A new study published in the journal Nature Communications has revealed that it is possible to capture CO2 from the air and use it to produce alternative fuels by retrofitting existing climate and ventilation systems. The technology already exists in power-to-liquid plants, which use catalysts to produce alternative fuels or synthesis gases from CO2. However, the low concentration of CO2 in the air means that large amounts of air must be filtered, which requires a high level of energy consumption. Scientists at the Karlsruhe Institute of Technology (KIT) have now shown that climate and ventilation systems can be used instead, as they already move large amounts of air.
The researchers’ vision is for a “renewable energy-driven air conditioning system that not only cools or heats but also filters CO2 and water from the air, producing sustainable hydrocarbon fuels as a local and decentralized source.” The technology required for this already exists, and the only remaining issue is the profitability of retrofitting climate and ventilation systems and the additional electricity consumption.
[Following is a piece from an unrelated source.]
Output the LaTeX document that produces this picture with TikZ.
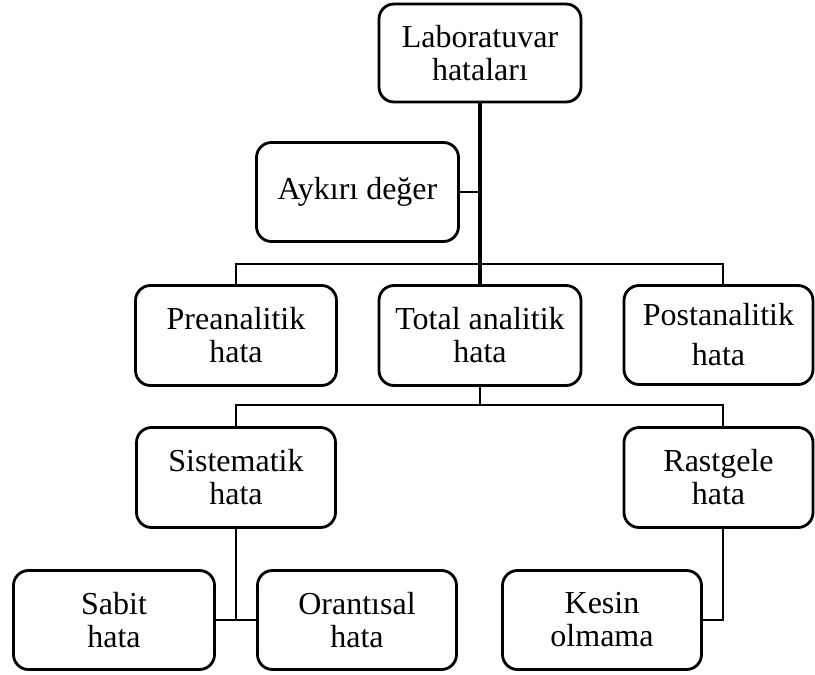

The study found that the Frankfurt Messe office building could capture between 0.75 and 1.5 tonnes of CO2 per hour from the air by retrofitting its air conditioning system. The necessary energy could be supplied by solar thermal or district heating, which would ensure that electricity consumption does not increase significantly.
The conversion of captured CO2 into hydrocarbon fuel would then be possible using Fischer-Tropsch synthesis modules or container systems. The researchers estimate that between 250 and 500 kilograms of fuel could be produced per hour, with an annual production of 2,000 to 4,000 tonnes. The study also found that the 25,000 ventilation systems operated by the three largest supermarket chains in Germany could remove around 1,000 tonnes of CO2 from the air per hour and produce around three million tonnes of fuel per year if retrofitted.
The technology could have significant impacts on CO2 emissions and enable the storage of renewable energy in the form of high-energy chemical fuels. The use of synergies between ventilation and climate technology and CO2 capture and conversion processes can help to significantly reduce costs and electricity consumption. The researchers also note that “such systems will become even smaller and more economical in the future through mass production, 3D printing, and digitization.”